**Task requirements:** Check each line of the records below for the word "this" and copy those where it appears.

'''

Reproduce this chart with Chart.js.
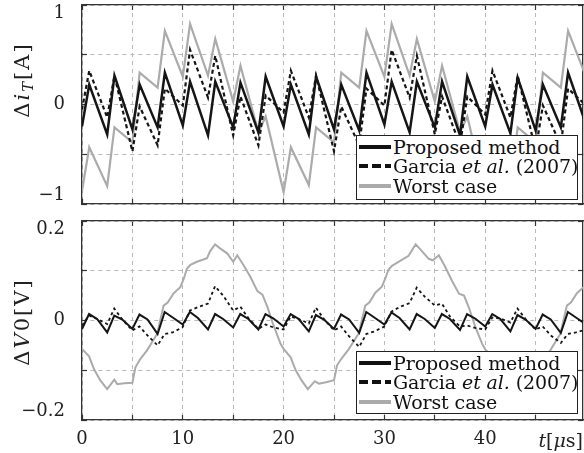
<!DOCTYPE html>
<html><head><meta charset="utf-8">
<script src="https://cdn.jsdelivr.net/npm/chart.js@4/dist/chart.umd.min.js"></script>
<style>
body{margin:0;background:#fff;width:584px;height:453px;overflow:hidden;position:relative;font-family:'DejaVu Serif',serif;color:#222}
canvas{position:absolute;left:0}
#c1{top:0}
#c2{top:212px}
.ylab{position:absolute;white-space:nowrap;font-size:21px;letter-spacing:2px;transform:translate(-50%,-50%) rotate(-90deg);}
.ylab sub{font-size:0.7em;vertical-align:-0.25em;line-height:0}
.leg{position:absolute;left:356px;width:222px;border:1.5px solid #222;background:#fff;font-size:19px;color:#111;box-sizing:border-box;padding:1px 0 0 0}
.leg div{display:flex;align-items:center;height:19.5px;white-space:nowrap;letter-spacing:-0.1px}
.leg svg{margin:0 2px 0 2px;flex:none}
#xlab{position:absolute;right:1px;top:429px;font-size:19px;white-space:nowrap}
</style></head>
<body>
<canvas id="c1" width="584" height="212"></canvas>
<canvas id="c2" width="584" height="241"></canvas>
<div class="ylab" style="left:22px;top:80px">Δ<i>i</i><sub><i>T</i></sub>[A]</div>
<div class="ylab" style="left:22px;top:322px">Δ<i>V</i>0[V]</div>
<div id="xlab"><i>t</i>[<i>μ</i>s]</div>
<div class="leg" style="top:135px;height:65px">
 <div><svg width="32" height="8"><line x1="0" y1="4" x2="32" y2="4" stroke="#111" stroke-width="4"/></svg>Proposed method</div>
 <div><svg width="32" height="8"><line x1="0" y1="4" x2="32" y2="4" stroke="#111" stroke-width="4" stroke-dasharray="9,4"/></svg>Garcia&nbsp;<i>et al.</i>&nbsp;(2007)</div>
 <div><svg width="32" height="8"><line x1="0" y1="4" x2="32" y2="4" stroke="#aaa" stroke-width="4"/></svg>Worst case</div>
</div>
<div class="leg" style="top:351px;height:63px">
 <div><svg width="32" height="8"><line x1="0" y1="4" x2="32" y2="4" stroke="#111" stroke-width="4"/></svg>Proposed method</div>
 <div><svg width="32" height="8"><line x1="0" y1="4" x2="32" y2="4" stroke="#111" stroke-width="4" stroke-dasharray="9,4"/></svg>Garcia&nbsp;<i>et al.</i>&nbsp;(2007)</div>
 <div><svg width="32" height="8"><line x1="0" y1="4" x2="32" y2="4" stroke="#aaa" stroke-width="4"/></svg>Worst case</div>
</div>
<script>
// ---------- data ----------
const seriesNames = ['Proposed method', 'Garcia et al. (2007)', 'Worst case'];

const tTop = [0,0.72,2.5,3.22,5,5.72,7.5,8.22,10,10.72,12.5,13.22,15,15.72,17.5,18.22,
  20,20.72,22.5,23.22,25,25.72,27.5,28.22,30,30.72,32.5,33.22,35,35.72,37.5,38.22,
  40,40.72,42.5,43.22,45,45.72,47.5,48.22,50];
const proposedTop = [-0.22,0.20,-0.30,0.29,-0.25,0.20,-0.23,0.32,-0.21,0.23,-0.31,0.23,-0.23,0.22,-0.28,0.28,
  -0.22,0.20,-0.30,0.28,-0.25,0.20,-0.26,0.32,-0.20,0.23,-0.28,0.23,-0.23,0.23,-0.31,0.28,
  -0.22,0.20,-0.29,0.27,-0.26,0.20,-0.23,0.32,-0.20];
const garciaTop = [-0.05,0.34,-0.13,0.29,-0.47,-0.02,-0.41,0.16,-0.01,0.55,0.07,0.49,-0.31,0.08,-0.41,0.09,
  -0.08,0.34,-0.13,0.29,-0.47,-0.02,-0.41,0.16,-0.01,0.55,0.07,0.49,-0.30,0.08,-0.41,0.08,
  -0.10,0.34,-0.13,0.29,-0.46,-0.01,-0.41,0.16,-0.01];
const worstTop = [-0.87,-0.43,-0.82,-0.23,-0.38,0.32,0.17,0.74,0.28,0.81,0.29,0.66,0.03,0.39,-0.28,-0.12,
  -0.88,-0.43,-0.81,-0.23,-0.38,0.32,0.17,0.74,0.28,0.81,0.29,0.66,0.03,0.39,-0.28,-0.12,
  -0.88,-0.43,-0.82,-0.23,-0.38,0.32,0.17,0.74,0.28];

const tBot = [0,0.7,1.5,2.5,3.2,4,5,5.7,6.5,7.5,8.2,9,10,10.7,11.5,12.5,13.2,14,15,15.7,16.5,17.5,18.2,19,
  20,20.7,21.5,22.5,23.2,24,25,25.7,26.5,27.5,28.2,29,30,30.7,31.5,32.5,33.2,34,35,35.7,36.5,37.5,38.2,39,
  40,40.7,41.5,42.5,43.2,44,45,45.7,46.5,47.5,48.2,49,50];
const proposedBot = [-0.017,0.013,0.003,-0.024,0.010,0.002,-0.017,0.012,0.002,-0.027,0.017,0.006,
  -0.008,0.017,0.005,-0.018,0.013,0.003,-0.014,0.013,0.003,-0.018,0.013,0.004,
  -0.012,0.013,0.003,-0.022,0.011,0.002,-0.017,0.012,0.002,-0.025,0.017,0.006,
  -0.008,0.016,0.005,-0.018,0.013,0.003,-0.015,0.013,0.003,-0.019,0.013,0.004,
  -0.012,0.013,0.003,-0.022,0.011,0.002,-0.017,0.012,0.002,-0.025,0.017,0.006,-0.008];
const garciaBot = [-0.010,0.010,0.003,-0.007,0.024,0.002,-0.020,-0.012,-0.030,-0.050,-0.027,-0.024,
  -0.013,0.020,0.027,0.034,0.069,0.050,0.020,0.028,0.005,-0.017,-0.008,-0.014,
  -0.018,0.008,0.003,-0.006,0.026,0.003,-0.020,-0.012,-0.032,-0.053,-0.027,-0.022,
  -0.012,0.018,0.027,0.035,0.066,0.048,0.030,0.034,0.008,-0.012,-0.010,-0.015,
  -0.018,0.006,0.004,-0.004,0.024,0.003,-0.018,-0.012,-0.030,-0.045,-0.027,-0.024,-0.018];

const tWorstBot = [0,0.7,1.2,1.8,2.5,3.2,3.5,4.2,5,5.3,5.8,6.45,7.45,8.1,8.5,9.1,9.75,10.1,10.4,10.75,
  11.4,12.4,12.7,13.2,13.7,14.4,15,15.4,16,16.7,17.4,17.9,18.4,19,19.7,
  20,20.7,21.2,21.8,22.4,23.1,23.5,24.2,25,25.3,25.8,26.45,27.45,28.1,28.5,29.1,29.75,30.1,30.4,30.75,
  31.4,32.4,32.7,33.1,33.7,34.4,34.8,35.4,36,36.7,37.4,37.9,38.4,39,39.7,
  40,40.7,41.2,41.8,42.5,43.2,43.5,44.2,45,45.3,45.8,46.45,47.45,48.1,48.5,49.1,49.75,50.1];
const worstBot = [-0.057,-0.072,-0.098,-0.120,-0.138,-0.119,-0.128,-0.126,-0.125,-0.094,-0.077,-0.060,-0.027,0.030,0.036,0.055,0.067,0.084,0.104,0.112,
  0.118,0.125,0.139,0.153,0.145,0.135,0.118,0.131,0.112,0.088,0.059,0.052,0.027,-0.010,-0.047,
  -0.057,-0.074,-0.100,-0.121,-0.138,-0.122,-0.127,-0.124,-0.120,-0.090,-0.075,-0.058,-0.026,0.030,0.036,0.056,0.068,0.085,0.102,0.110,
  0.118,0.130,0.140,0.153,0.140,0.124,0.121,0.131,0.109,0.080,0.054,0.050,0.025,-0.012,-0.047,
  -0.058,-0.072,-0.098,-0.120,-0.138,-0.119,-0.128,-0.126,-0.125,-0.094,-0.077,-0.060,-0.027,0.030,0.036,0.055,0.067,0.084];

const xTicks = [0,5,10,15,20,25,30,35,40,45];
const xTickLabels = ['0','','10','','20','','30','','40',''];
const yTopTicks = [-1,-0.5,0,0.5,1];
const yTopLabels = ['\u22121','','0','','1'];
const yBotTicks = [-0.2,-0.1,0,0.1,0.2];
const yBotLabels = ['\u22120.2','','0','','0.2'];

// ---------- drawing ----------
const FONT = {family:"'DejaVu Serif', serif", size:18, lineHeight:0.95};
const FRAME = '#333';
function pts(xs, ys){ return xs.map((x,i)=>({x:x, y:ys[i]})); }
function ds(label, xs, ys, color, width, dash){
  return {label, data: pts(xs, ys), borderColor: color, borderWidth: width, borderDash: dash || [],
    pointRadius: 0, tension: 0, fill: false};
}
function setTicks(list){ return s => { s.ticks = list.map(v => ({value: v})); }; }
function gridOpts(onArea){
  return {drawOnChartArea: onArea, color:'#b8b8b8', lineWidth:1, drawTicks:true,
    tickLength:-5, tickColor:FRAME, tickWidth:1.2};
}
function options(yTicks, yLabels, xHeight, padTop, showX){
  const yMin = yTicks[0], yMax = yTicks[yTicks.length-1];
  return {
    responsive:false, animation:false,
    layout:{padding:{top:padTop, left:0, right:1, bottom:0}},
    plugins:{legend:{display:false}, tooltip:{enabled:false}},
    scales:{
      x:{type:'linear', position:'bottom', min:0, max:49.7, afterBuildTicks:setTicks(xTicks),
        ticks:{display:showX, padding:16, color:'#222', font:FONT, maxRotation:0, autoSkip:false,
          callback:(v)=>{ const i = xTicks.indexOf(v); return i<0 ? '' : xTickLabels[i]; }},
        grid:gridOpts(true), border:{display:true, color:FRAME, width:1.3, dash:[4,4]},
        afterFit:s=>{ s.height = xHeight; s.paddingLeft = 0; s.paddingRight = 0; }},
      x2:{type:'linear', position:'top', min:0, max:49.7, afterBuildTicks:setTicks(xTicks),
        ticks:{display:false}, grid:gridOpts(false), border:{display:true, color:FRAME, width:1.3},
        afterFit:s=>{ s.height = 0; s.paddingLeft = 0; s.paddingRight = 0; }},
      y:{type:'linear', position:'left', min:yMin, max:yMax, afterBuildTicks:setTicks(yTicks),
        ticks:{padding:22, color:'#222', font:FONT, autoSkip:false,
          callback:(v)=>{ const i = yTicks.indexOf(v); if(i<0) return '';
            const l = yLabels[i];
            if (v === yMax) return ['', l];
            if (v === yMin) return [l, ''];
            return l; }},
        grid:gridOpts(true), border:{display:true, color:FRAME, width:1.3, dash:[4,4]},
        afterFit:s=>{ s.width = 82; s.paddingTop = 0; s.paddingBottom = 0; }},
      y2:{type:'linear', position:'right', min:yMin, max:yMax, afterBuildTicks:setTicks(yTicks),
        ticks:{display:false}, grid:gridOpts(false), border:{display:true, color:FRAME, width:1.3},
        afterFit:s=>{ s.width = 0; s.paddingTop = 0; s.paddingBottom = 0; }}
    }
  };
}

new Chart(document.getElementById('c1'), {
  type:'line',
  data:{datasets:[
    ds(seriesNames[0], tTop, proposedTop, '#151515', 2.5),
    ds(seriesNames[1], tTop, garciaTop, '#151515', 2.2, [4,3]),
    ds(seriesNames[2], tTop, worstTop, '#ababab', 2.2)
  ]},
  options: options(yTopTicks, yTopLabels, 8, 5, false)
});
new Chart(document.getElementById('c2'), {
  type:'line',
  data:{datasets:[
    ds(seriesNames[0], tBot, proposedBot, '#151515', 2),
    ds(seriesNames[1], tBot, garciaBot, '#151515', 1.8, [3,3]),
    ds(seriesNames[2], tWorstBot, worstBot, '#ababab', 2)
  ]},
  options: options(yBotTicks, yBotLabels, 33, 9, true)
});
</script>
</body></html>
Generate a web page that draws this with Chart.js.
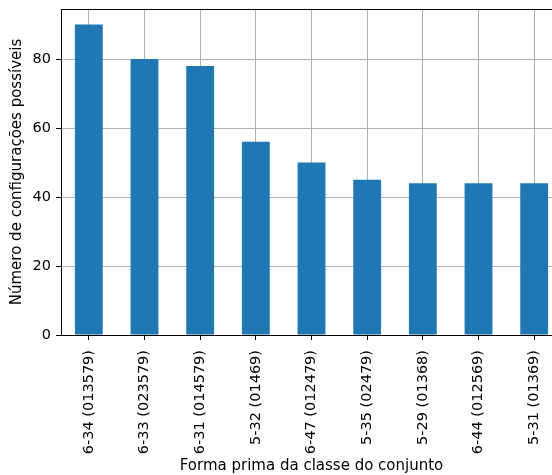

'''

**Result of the exercise:**
Reproduce this chart with Chart.js.
Generate a web page that draws this with Chart.js.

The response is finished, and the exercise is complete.